INSTRUCTIONS FOR THE TASK:
Copy every line of the data exactly, leaving nothing out.
▬▬▬▬▬▬
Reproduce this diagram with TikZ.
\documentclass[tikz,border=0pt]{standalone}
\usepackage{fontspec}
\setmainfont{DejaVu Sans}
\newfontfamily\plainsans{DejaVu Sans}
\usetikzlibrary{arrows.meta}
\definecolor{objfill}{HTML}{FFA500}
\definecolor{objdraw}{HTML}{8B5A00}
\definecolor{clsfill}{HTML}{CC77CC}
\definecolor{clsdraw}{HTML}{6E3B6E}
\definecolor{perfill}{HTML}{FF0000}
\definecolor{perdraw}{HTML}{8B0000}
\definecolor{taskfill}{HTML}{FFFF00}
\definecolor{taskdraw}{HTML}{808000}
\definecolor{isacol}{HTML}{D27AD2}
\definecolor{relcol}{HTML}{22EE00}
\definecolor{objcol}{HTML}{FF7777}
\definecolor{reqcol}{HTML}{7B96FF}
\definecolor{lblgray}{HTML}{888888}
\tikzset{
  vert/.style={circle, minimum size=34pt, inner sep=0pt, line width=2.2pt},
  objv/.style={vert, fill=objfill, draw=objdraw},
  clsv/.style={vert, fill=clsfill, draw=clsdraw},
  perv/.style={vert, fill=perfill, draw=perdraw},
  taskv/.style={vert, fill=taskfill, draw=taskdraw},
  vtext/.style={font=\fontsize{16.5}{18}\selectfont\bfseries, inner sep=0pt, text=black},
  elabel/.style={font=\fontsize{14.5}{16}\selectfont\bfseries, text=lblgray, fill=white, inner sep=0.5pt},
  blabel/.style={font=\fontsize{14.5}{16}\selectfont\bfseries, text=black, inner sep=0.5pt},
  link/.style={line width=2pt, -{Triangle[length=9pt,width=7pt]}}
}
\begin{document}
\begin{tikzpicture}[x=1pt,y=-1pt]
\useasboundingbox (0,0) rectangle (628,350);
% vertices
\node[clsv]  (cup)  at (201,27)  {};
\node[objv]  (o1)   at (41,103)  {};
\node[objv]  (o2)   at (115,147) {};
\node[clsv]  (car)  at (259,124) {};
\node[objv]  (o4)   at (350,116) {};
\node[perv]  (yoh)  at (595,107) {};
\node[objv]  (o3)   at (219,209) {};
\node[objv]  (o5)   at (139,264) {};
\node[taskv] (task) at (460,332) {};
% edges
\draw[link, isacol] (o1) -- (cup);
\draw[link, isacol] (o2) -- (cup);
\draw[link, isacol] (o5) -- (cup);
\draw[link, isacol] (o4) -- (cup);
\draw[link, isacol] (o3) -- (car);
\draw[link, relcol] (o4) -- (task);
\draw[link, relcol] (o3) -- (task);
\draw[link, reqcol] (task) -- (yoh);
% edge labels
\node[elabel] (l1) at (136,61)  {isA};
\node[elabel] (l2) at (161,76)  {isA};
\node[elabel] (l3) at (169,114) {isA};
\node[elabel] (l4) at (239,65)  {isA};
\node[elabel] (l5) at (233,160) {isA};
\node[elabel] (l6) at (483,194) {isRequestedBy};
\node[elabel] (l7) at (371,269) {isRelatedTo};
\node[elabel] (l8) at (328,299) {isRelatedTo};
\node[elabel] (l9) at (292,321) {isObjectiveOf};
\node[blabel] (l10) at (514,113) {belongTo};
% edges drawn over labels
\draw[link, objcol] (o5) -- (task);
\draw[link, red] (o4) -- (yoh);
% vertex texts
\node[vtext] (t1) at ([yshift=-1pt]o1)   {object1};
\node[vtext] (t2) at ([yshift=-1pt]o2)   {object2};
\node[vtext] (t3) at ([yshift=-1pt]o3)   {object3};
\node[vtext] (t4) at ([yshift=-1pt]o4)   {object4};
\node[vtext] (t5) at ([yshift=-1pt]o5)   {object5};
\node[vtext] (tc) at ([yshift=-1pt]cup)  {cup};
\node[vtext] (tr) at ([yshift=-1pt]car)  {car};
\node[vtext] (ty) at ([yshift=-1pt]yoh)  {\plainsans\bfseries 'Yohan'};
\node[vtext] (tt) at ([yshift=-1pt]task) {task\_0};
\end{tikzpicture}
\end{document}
▬▬▬▬▬▬
TASK RESULT:
Reproduce this diagram with TikZ.
\documentclass[tikz,border=0pt]{standalone}
\usepackage{fontspec}
\setmainfont{DejaVu Sans}
\newfontfamily\plainsans{DejaVu Sans}
\usetikzlibrary{arrows.meta}
\definecolor{objfill}{HTML}{FFA500}
\definecolor{objdraw}{HTML}{8B5A00}
\definecolor{clsfill}{HTML}{CC77CC}
\definecolor{clsdraw}{HTML}{6E3B6E}
\definecolor{perfill}{HTML}{FF0000}
\definecolor{perdraw}{HTML}{8B0000}
\definecolor{taskfill}{HTML}{FFFF00}
\definecolor{taskdraw}{HTML}{808000}
\definecolor{isacol}{HTML}{D27AD2}
\definecolor{relcol}{HTML}{22EE00}
\definecolor{objcol}{HTML}{FF7777}
\definecolor{reqcol}{HTML}{7B96FF}
\definecolor{lblgray}{HTML}{888888}
\tikzset{
  vert/.style={circle, minimum size=34pt, inner sep=0pt, line width=2.2pt},
  objv/.style={vert, fill=objfill, draw=objdraw},
  clsv/.style={vert, fill=clsfill, draw=clsdraw},
  perv/.style={vert, fill=perfill, draw=perdraw},
  taskv/.style={vert, fill=taskfill, draw=taskdraw},
  vtext/.style={font=\fontsize{16.5}{18}\selectfont\bfseries, inner sep=0pt, text=black},
  elabel/.style={font=\fontsize{14.5}{16}\selectfont\bfseries, text=lblgray, fill=white, inner sep=0.5pt},
  blabel/.style={font=\fontsize{14.5}{16}\selectfont\bfseries, text=black, inner sep=0.5pt},
  link/.style={line width=2pt, -{Triangle[length=9pt,width=7pt]}}
}
\begin{document}
\begin{tikzpicture}[x=1pt,y=-1pt]
\useasboundingbox (0,0) rectangle (628,350);
% vertices
\node[clsv]  (cup)  at (201,27)  {};
\node[objv]  (o1)   at (41,103)  {};
\node[objv]  (o2)   at (115,147) {};
\node[clsv]  (car)  at (259,124) {};
\node[objv]  (o4)   at (350,116) {};
\node[perv]  (yoh)  at (595,107) {};
\node[objv]  (o3)   at (219,209) {};
\node[objv]  (o5)   at (139,264) {};
\node[taskv] (task) at (460,332) {};
% edges
\draw[link, isacol] (o1) -- (cup);
\draw[link, isacol] (o2) -- (cup);
\draw[link, isacol] (o5) -- (cup);
\draw[link, isacol] (o4) -- (cup);
\draw[link, isacol] (o3) -- (car);
\draw[link, relcol] (o4) -- (task);
\draw[link, relcol] (o3) -- (task);
\draw[link, reqcol] (task) -- (yoh);
% edge labels
\node[elabel] (l1) at (136,61)  {isA};
\node[elabel] (l2) at (161,76)  {isA};
\node[elabel] (l3) at (169,114) {isA};
\node[elabel] (l4) at (239,65)  {isA};
\node[elabel] (l5) at (233,160) {isA};
\node[elabel] (l6) at (483,194) {isRequestedBy};
\node[elabel] (l7) at (371,269) {isRelatedTo};
\node[elabel] (l8) at (328,299) {isRelatedTo};
\node[elabel] (l9) at (292,321) {isObjectiveOf};
\node[blabel] (l10) at (514,113) {belongTo};
% edges drawn over labels
\draw[link, objcol] (o5) -- (task);
\draw[link, red] (o4) -- (yoh);
% vertex texts
\node[vtext] (t1) at ([yshift=-1pt]o1)   {object1};
\node[vtext] (t2) at ([yshift=-1pt]o2)   {object2};
\node[vtext] (t3) at ([yshift=-1pt]o3)   {object3};
\node[vtext] (t4) at ([yshift=-1pt]o4)   {object4};
\node[vtext] (t5) at ([yshift=-1pt]o5)   {object5};
\node[vtext] (tc) at ([yshift=-1pt]cup)  {cup};
\node[vtext] (tr) at ([yshift=-1pt]car)  {car};
\node[vtext] (ty) at ([yshift=-1pt]yoh)  {\plainsans\bfseries 'Yohan'};
\node[vtext] (tt) at ([yshift=-1pt]task) {task\_0};
\end{tikzpicture}
\end{document}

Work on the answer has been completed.